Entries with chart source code
## BEGIN

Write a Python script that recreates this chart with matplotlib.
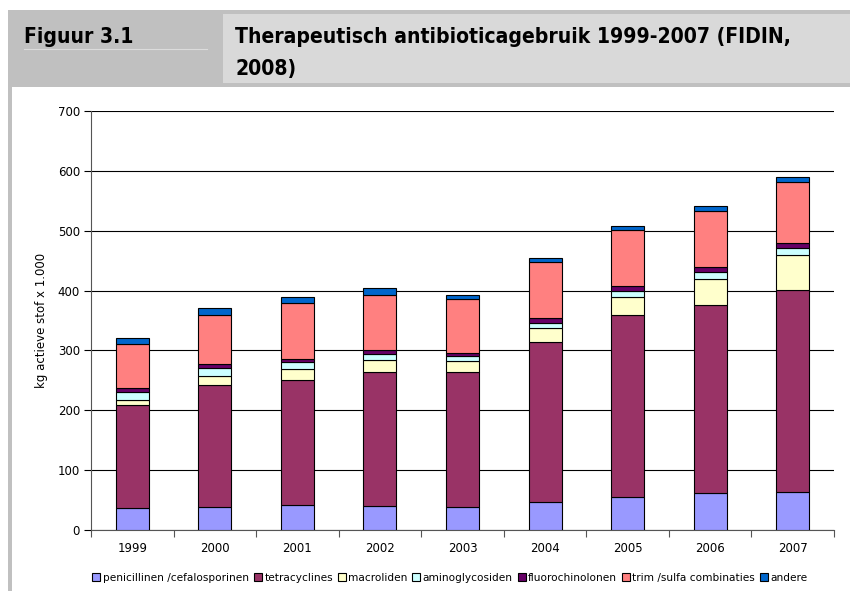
import matplotlib
matplotlib.use('Agg')
import numpy as np
import matplotlib.pyplot as plt
from matplotlib import font_manager
from matplotlib.patches import Rectangle

# Data (kg actieve stof x 1.000)
jaren = ['1999', '2000', '2001', '2002', '2003', '2004', '2005', '2006', '2007']
penicillinen = [37, 39, 41, 40, 38, 46, 55, 61, 64]
tetracyclines = [171, 203, 210, 224, 226, 268, 305, 315, 337]
macroliden = [10, 16, 18, 20, 18, 23, 30, 44, 58]
aminoglycosiden = [13, 12, 11, 10, 8, 9, 10, 11, 12]
fluorochinolonen = [7, 7, 6, 6, 6, 8, 8, 8, 9]
trim_sulfa = [72, 82, 93, 93, 90, 93, 93, 94, 101]
andere = [11, 12, 11, 11, 7, 7, 7, 9, 8]

reeksen = [
    ('penicillinen /cefalosporinen', penicillinen, '#9999FF'),
    ('tetracyclines', tetracyclines, '#993366'),
    ('macroliden', macroliden, '#FFFFCC'),
    ('aminoglycosiden', aminoglycosiden, '#CCFFFF'),
    ('fluorochinolonen', fluorochinolonen, '#660066'),
    ('trim /sulfa combinaties', trim_sulfa, '#FF8080'),
    ('andere', andere, '#0066CC'),
]

W, H = 850, 591
fig = plt.figure(figsize=(W / 100, H / 100), dpi=100)


def fx(x):
    return x / W


def fy(y):
    return 1 - y / H


def rect(x0, y0, x1, y1, kleur):
    fig.patches.append(Rectangle((fx(x0), fy(y1)), fx(x1) - fx(x0), fy(y0) - fy(y1),
                                 transform=fig.transFigure, facecolor=kleur,
                                 edgecolor='none', zorder=0))


# smalle vette letter voor de kop, als die er is
kop_props = dict(family='DejaVu Sans', weight='bold')
for fam, rek in [('Liberation Sans Narrow', 'normal'), ('DejaVu Sans', 'condensed')]:
    fp = font_manager.FontProperties(family=fam, weight='bold', stretch=rek)
    try:
        pad = font_manager.findfont(fp, fallback_to_default=False)
    except Exception:
        pad = ''
    if 'Narrow' in pad or 'Condensed' in pad:
        kop_props = dict(fname=pad)
        break

# kop
rect(8, 10, 850, 87, '#c0c0c0')
rect(223, 14, 850, 83, '#d9d9d9')
rect(8, 10, 12, H, '#c0c0c0')
fig.add_artist(plt.Line2D([fx(24), fx(207)], [fy(49), fy(49)], transform=fig.transFigure,
                          color='#dcdcdc', lw=0.8))

kop1 = fig.text(fx(24), fy(43), 'Figuur 3.1', va='baseline', ha='left',
                fontproperties=font_manager.FontProperties(**kop_props))
kop2 = fig.text(fx(235), fy(43), 'Therapeutisch antibioticagebruik 1999-2007 (FIDIN,',
                va='baseline', ha='left', fontproperties=font_manager.FontProperties(**kop_props))
kop3 = fig.text(fx(235), fy(75), '2008)', va='baseline', ha='left',
                fontproperties=font_manager.FontProperties(**kop_props))

# lettergrootte zo kiezen dat de titelregel ~555 px breed is
renderer = fig.canvas.get_renderer()
kop2.set_fontsize(16)
breedte = kop2.get_window_extent(renderer).width
grootte = min(16, 16 * 555 / breedte)
for t in (kop1, kop2, kop3):
    t.set_fontsize(grootte)

# grafiek
ax = fig.add_axes([fx(91), fy(530), fx(834) - fx(91), fy(111) - fy(530)])
x = np.arange(len(jaren))
onder = np.zeros(len(jaren))
for naam, waarden, kleur in reeksen:
    ax.bar(x, waarden, width=0.4, bottom=onder, color=kleur, edgecolor='black',
           linewidth=0.8, label=naam, zorder=3)
    onder += np.array(waarden)

ax.set_xlim(-0.5, len(jaren) - 0.5)
ax.set_ylim(0, 700)
ax.set_yticks(range(0, 701, 100))
ax.set_xticks(x)
ax.set_xticklabels(jaren)
ax.set_xticks(np.arange(-0.5, len(jaren)), minor=True)
ax.tick_params(axis='x', which='major', length=0, pad=9, labelsize=8.5)
ax.tick_params(axis='x', which='minor', length=5, width=0.8, direction='out', color='#555555')
ax.tick_params(axis='y', length=5, width=0.8, direction='out', labelsize=8.5, pad=3)
ax.yaxis.grid(True, color='black', linewidth=0.8, zorder=0)
ax.set_axisbelow(True)
for s in ['top', 'right']:
    ax.spines[s].set_visible(False)
ax.spines['left'].set_color('#555555')
ax.spines['bottom'].set_color('#555555')
ax.set_ylabel('kg actieve stof x 1.000', fontsize=8.5, labelpad=7)

fig.legend(loc='center', bbox_to_anchor=(fx(450), fy(578)), ncol=7, frameon=False,
           fontsize=7.6, handlelength=0.75, handleheight=0.75, handletextpad=0.25,
           columnspacing=0.45, borderaxespad=0)

fig.savefig('out.png', dpi=100)
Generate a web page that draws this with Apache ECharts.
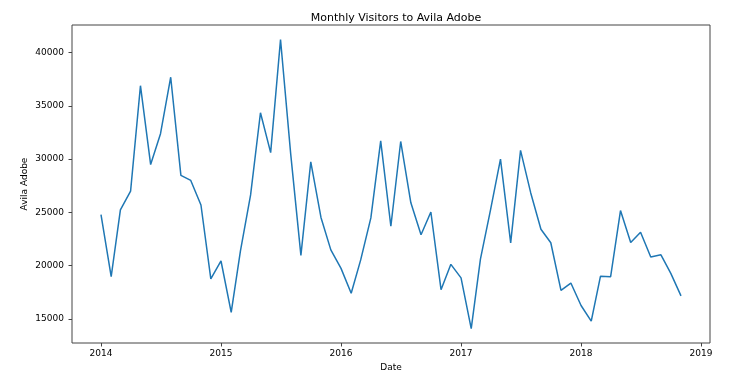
<!DOCTYPE html>
<html>
<head>
<meta charset="utf-8">
<script src="https://cdn.jsdelivr.net/npm/echarts@6/dist/echarts.min.js"></script>
<style>
html,body{margin:0;padding:0;background:#fff;}
#chart{width:749px;height:391px;}
</style>
</head>
<body>
<div id="chart"></div>
<script>
// Monthly dates (first of month), 2014-01 .. 2018-11
const months = [
  '2014-01','2014-02','2014-03','2014-04','2014-05','2014-06','2014-07','2014-08','2014-09','2014-10','2014-11','2014-12',
  '2015-01','2015-02','2015-03','2015-04','2015-05','2015-06','2015-07','2015-08','2015-09','2015-10','2015-11','2015-12',
  '2016-01','2016-02','2016-03','2016-04','2016-05','2016-06','2016-07','2016-08','2016-09','2016-10','2016-11','2016-12',
  '2017-01','2017-02','2017-03','2017-04','2017-05','2017-06','2017-07','2017-08','2017-09','2017-10','2017-11','2017-12',
  '2018-01','2018-02','2018-03','2018-04','2018-05','2018-06','2018-07','2018-08','2018-09','2018-10','2018-11'
];
const visitors = [
  24778,18976,25231,26989,36883,29487,32378,37680,28473,27995,25691,18754,
  20438,15625,21369,26634,34345,30600,41223,30470,20961,29735,24524,21480,
  19748,17407,20542,24478,31711,23697,31651,25902,22894,25036,17748,20123,
  18851,14100,20606,25284,30003,22140,30823,26824,23420,22151,17677,18369,
  16265,14800,19001,18966,25173,22171,23136,20815,21020,19280,17163
];
const xTicks = [2014, 2015, 2016, 2017, 2018, 2019];
const yTicks = [15000, 20000, 25000, 30000, 35000, 40000];

function fracYear(s) {
  const [y, m] = s.split('-').map(Number);
  const start = Date.UTC(y, 0, 1), end = Date.UTC(y + 1, 0, 1);
  return y + (Date.UTC(y, m - 1, 1) - start) / (end - start);
}
const pts = months.map((d, i) => [fracYear(d), visitors[i]]);
const xs = pts.map(p => p[0]);
const xMin0 = Math.min(...xs), xMax0 = Math.max(...xs);
const xPad = (xMax0 - xMin0) * 0.05;
const yMin0 = Math.min(...visitors), yMax0 = Math.max(...visitors);
const yPad = (yMax0 - yMin0) * 0.05;

const font = 'DejaVu Sans';
const chart = echarts.init(document.getElementById('chart'), null, {renderer: 'canvas'});
chart.setOption({
  animation: false,
  backgroundColor: '#fff',
  title: {
    text: 'Monthly Visitors to Avila Adobe',
    left: 391, top: 8, textAlign: 'center',
    textStyle: {fontFamily: font, fontSize: 11, fontWeight: 'normal', color: '#000'}
  },
  grid: {left: 72, right: 39, top: 25, bottom: 48, show: true, borderColor: '#444', borderWidth: 1, backgroundColor: 'transparent'},
  xAxis: {
    type: 'value',
    min: xMin0 - xPad, max: xMax0 + xPad,
    name: 'Date', nameLocation: 'middle', nameGap: 20, nameMoveOverlap: false,
    nameTextStyle: {fontFamily: font, fontSize: 9, color: '#000'},
    axisLine: {show: false},
    axisTick: {show: true, length: 3.5, lineStyle: {color: '#444'}, customValues: xTicks},
    axisLabel: {fontFamily: font, fontSize: 9, color: '#000', margin: 6, customValues: xTicks, formatter: v => String(Math.round(v))},
    splitLine: {show: false}
  },
  yAxis: {
    type: 'value',
    min: yMin0 - yPad, max: yMax0 + yPad,
    name: 'Avila Adobe', nameLocation: 'middle', nameGap: 43, nameMoveOverlap: false,
    nameTextStyle: {fontFamily: font, fontSize: 9, color: '#000'},
    axisLine: {show: false},
    axisTick: {show: true, length: 3.5, lineStyle: {color: '#444'}, customValues: yTicks},
    axisLabel: {fontFamily: font, fontSize: 9, color: '#000', margin: 8, customValues: yTicks, formatter: v => String(Math.round(v))},
    splitLine: {show: false}
  },
  series: [{
    type: 'line',
    data: pts,
    showSymbol: false,
    lineStyle: {color: '#1f77b4', width: 1.5},
    itemStyle: {color: '#1f77b4'}
  }]
});
</script>
</body>
</html>
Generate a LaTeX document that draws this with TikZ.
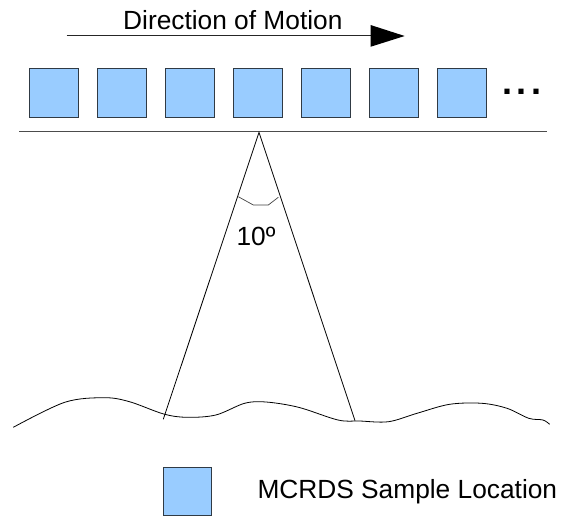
\documentclass[tikz,border=0pt]{standalone}
\usepackage{fontspec}
\setmainfont{Liberation Sans}
\definecolor{sqfill}{HTML}{99CCFF}
\definecolor{sqedge}{HTML}{303A44}
\begin{document}
\begin{tikzpicture}[x=1pt,y=-1pt,
  sample/.style={draw=sqedge,fill=sqfill,line width=0.9pt,minimum width=48.4pt,minimum height=48pt,inner sep=0pt,anchor=north west},
  lbl/.style={inner sep=0pt,anchor=base west,font=\fontsize{26.3}{31}\selectfont},
  thin/.style={line width=0.8pt,black}]
\useasboundingbox (0,0) rectangle (561,516);
% direction of motion
\node[lbl] (dirtext) at (123,30) {Direction of Motion};
\coordinate (arrS) at (66.7,36);
\coordinate (arrE) at (370.5,36);
\draw[line width=1pt,black!85] (arrS) -- (arrE);
\fill[black] (370.5,25) -- (404.7,36) -- (370.5,46.8) -- cycle;
% samples
\foreach \k in {0,...,6}{
  \node[sample] (s\k) at ({29.3+68*\k},68.5) {};
}
\node[inner sep=0pt,anchor=base west,font=\fontsize{36}{40}\selectfont\bfseries] (dots) at (502.5,95) {.\kern4.2pt.\kern4.5pt.};
% platform line
\coordinate (pl) at (19,131.7);
\coordinate (pr) at (546.7,131.7);
\draw[line width=1pt,black!70] (pl) -- (pr);
% beam
\coordinate (apex) at (259,132.3);
\coordinate (bl) at (163.3,419.3);
\coordinate (br) at (355,420.7);
\draw[thin] (bl) -- (apex) -- (br);
\draw[line width=0.7pt,black!75] (238.3,196.7) -- (253.3,205) -- (268.3,205) -- (278.3,197.3);
\node[lbl] (angle) at (236.3,245.7) {10º};
% ground
\draw[thin] plot[smooth,tension=0.55] coordinates {
 (13.3,427.3) (64.7,402.3) (104.3,397.7) (129.5,401.7) (163.7,414) (187,417.3)
 (215.8,415) (244.6,403.3) (266,402) (298.6,407.3) (338,420) (359.7,421)
 (388.5,421.7) (417,413.3) (449.6,404.3) (482,403.3) (507,408.3) (528.8,418.3)
 (543,420) (549.6,424.3)};
% legend
\node[sample] (legsq) at (162.7,467.3) {};
\node[lbl] (legtext) at (257.3,498.3) {MCRDS Sample Location};
\end{tikzpicture}
\end{document}
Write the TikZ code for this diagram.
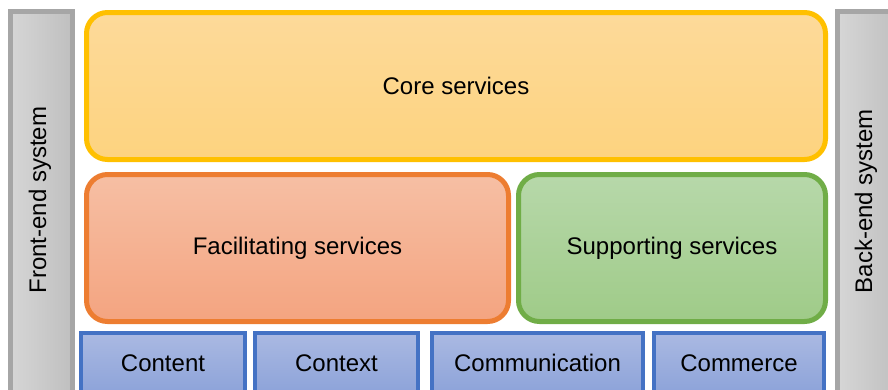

## END

- _SHORT TASK_: Please extract exactly the lines of the data, from the first through the line containing "from matplotlib.patches import Rectangle", and add no pictures to the copy.

- _RESULT OF THIS EXERCISE_:
Write a Python script that recreates this chart with matplotlib.
import matplotlib
matplotlib.use('Agg')
import numpy as np
import matplotlib.pyplot as plt
from matplotlib import font_manager
from matplotlib.patches import Rectangle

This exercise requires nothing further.